Harriet Young, of Rangi Ruru School, asks :-

If nothing can travel faster than the speed of light, and supposedly strange things happen if anything exceeds the speed of light, how can light travel faster than the speed of light if, for example, you throw a torch that was switched on?

Geoffrey Stedman, a physicist at the University of Canterbury, responded.

Whenever we make a measurement of the speed of light in a vacuum we always get the same result, ie about three hundred million metres per second or c for short, no matter what speed the torch is travelling at. Relativity determines that no ordinary massive object can be accelerated to travel faster than light travels in a vacuum.

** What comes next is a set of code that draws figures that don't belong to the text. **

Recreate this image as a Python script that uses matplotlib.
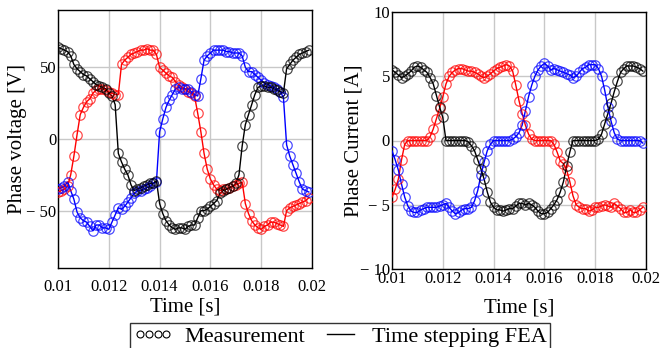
import numpy as np
import matplotlib
matplotlib.use('Agg')
import matplotlib.pyplot as plt
from matplotlib.lines import Line2D
from matplotlib.ticker import FuncFormatter

plt.rcParams['font.family'] = ['Liberation Serif', 'DejaVu Serif']

# time base: 80 samples, 0.125 ms apart
t = np.linspace(0.01, 0.019875, 80)

# phase voltages [V]
v_red = [-37, -36, -35, -33, -25, -12, 3, 17, 22, 26,
         28, 32, 34, 35, 35, 34, 33, 32, 31, 31,
         52, 55, 57, 59, 60, 61, 62, 62, 63, 62,
         62, 59, 50, 48, 46, 44, 43, 40, 38, 36,
         35, 33, 32, 30, 18, 5, -10, -21, -28, -32,
         -35, -36, -35, -35, -34, -33, -32, -31, -30, -45,
         -52, -57, -60, -62, -63, -61, -60, -58, -58, -59,
         -60, -61, -50, -48, -47, -46, -45, -44, -43, -41]
v_black = [64, 63, 62, 61, 58, 52, 49, 47, 45, 44,
           42, 40, 38, 37, 36, 35, 32, 30, 24, -10,
           -16, -21, -25, -32, -36, -35, -34, -33, -32, -31,
           -31, -29, -45, -52, -57, -60, -62, -63, -62, -62,
           -63, -61, -60, -60, -55, -50, -50, -49, -47, -45,
           -43, -38, -36, -35, -34, -33, -31, -25, -5, 10,
           17, 24, 31, 36, 37, 37, 36, 36, 35, 34,
           33, 32, 49, 52, 55, 57, 59, 60, 61, 62]
v_blue = [-35, -34, -33, -30, -36, -42, -51, -55, -57, -58,
          -61, -64, -60, -60, -62, -62, -63, -58, -53, -48,
          -49, -47, -44, -41, -38, -36, -36, -35, -34, -33,
          -31, -30, 5, 14, 22, 27, 31, 35, 36, 35,
          35, 35, 33, 31, 30, 42, 55, 58, 60, 62,
          62, 62, 62, 61, 61, 60, 60, 60, 58, 50,
          47, 47, 45, 43, 41, 39, 38, 37, 36, 35,
          33, 29, -4, -12, -18, -24, -30, -35, -36, -37]

# phase currents [A]
i_red = [-4.4, -3.8, -3.0, -1.5, -0.3, 0, 0, 0, 0, 0,
         0, 0, 0.3, 0.9, 1.7, 2.5, 3.4, 4.4, 5.0, 5.3,
         5.5, 5.6, 5.6, 5.5, 5.4, 5.4, 5.3, 5.2, 5.0, 4.9,
         5.0, 5.2, 5.4, 5.6, 5.7, 5.8, 5.9, 5.8, 5.4, 4.3,
         3.1, 2.1, 1.2, 0.5, 0.1, 0, 0, 0, 0, 0,
         0, -0.3, -0.9, -1.6, -1.8, -2.3, -3.2, -4.3, -5.0, -5.2,
         -5.3, -5.3, -5.5, -5.4, -5.2, -5.2, -5.1, -5.0, -5.1, -5.2,
         -4.9, -5.1, -5.3, -5.6, -5.6, -5.4, -5.6, -5.6, -5.4, -5.2]
i_black = [5.5, 5.3, 5.1, 4.9, 5.0, 5.2, 5.4, 5.7, 5.8, 5.7,
           5.5, 5.3, 4.9, 4.4, 3.5, 2.6, 1.8, 0, 0, 0,
           0, 0, 0, 0, -0.1, -0.4, -0.8, -1.5, -2.2, -3.0,
           -4.0, -4.8, -5.2, -5.4, -5.4, -5.5, -5.4, -5.3, -5.3, -5.1,
           -4.9, -4.9, -5.0, -4.9, -5.0, -5.2, -5.5, -5.7, -5.7, -5.6,
           -5.3, -5.0, -4.6, -4.0, -3.2, -2.0, -0.9, 0, 0, 0,
           0, 0, 0, 0, 0, 0.1, 0.5, 1.3, 2.1, 2.9,
           3.8, 4.6, 5.3, 5.6, 5.8, 5.8, 5.8, 5.7, 5.6, 5.4]
i_blue = [-0.8, -1.5, -2.3, -3.4, -4.4, -5.1, -5.5, -5.6, -5.6, -5.4,
          -5.3, -5.2, -5.2, -5.2, -5.2, -5.1, -5.0, -4.9, -5.2, -5.5,
          -5.7, -5.6, -5.4, -5.3, -5.3, -5.2, -4.7, -3.9, -2.7, -1.7,
          -0.8, -0.3, 0, 0, 0, 0, 0, 0, 0.1, 0.3,
          0.6, 1.2, 2.3, 3.4, 4.3, 5.0, 5.5, 5.8, 6.0, 5.8,
          5.5, 5.6, 5.5, 5.4, 5.3, 5.2, 5.1, 4.9, 5.0, 5.3,
          5.6, 5.7, 5.9, 5.9, 5.9, 5.6, 5.0, 3.9, 2.6, 1.5,
          0.6, 0.1, 0, 0, 0, 0, 0, 0, 0, -0.2]

x_ticks = [0.01, 0.012, 0.014, 0.016, 0.018, 0.02]
x_ticklabels = ['0.01', '0.012', '0.014', '0.016', '0.018', '0.02']


def minus_fmt(v, pos):
    if v < 0:
        return '\u2212 %g' % abs(v)
    return '%g' % v


def draw_phases(ax, series):
    for y, c in series:
        ax.plot(t, y, '-', color=c, lw=1.0, zorder=3)
        ax.plot(t, y, 'o', mfc='none', mec=c, ms=6.8, mew=0.9, alpha=0.7, zorder=4)
    ax.set_xlim(0.01, 0.02)
    ax.set_xticks(x_ticks)
    ax.set_xticklabels(x_ticklabels)
    ax.grid(True, color='#c8c8c8', lw=1.0, zorder=0)
    ax.set_axisbelow(True)
    for s in ax.spines.values():
        s.set_linewidth(1.0)
    ax.yaxis.set_major_formatter(FuncFormatter(minus_fmt))


fig = plt.figure(figsize=(6.65, 3.48), dpi=100)
ax1 = fig.add_axes([58 / 665, 80 / 348, 254 / 665, 258 / 348])
ax2 = fig.add_axes([392 / 665, 79 / 348, 254 / 665, 257 / 348])

draw_phases(ax1, [(v_red, 'red'), (v_blue, 'blue'), (v_black, 'black')])
ax1.set_ylim(-90, 90)
ax1.set_yticks([-50, 0, 50])
ax1.tick_params(axis='both', length=0, labelsize=12)
ax1.tick_params(axis='y', pad=1)
ax1.tick_params(axis='x', pad=8)
ax1.set_ylabel('Phase voltage [V]', fontsize=15)
ax1.set_xlabel('Time [s]', fontsize=15)
ax1.yaxis.set_label_coords(-0.122, 0.5)
ax1.xaxis.set_label_coords(0.5, -0.115)

draw_phases(ax2, [(i_red, 'red'), (i_blue, 'blue'), (i_black, 'black')])
ax2.set_ylim(-10, 10)
ax2.set_yticks([-10, -5, 0, 5, 10])
ax2.tick_params(axis='both', length=0, labelsize=12)
ax2.tick_params(axis='y', pad=1.5)
ax2.tick_params(axis='x', pad=1.5)
ax2.set_ylabel('Phase Current [A]', fontsize=15)
ax2.set_xlabel('Time [s]', fontsize=15)
ax2.yaxis.set_label_coords(-0.114, 0.5)
ax2.xaxis.set_label_coords(0.5, -0.113)

handles = [Line2D([], [], ls='none', marker='o', mfc='none', mec='black', ms=5, mew=0.8),
           Line2D([], [], color='black', lw=1.0)]
leg = fig.legend(handles, ['Measurement', 'Time stepping FEA'], loc='upper center',
                 bbox_to_anchor=(0.511, 0.072), ncol=2, fontsize=16, numpoints=4,
                 handlelength=1.8, handletextpad=0.5, columnspacing=0.7,
                 fancybox=False, edgecolor='black', borderpad=0.15,
                 borderaxespad=0)
leg.get_frame().set_linewidth(1.0)

fig.savefig('out.png', dpi=100)
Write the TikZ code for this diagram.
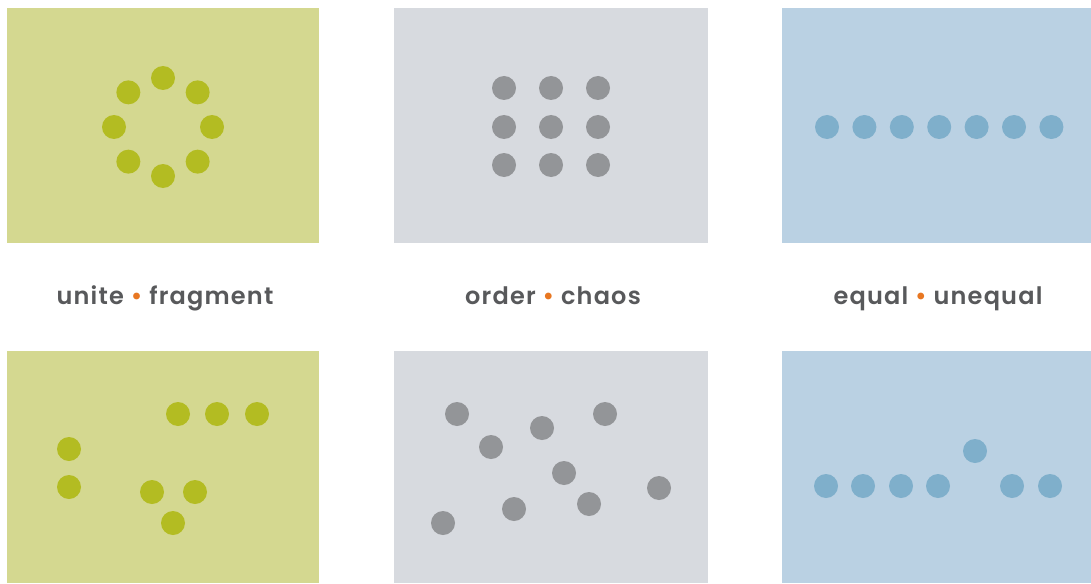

Like all things in relativity it takes several lectures to explain all things like this properly and it is very easy to make up difficult paradoxes.

Actually it's not just above c that "funny things appear to happen". Even at speeds slower than c things like time dilation can become very important, usually when light or electromagnetic waves are involved. For example, in position location using global positioning satellites (GPS), ship navigation, magnetism etc.

When it comes to switch the power on we cannot beat the electrons to the filament because the signal to move goes along the wire at approximately the speed of light. The exact details depend on the shape of the wire, its resistance and capacitance, and the material surrounding it, eg plastic insulation.

As for the waved torch, we have to be careful to distinguish different types of signal speeds. Some can be greater than c. For example, consider the light from a rotating torch or light-house. If we are far enough away and rotate the beam fast enough the far end of the beam can be moving around at a speed faster than c.

For all that in fact, the torch beam, the wire to a light-bulb, and the power pylon wires from Benmore all carry mass at speed c, because mass and energy are related according to E = mc2.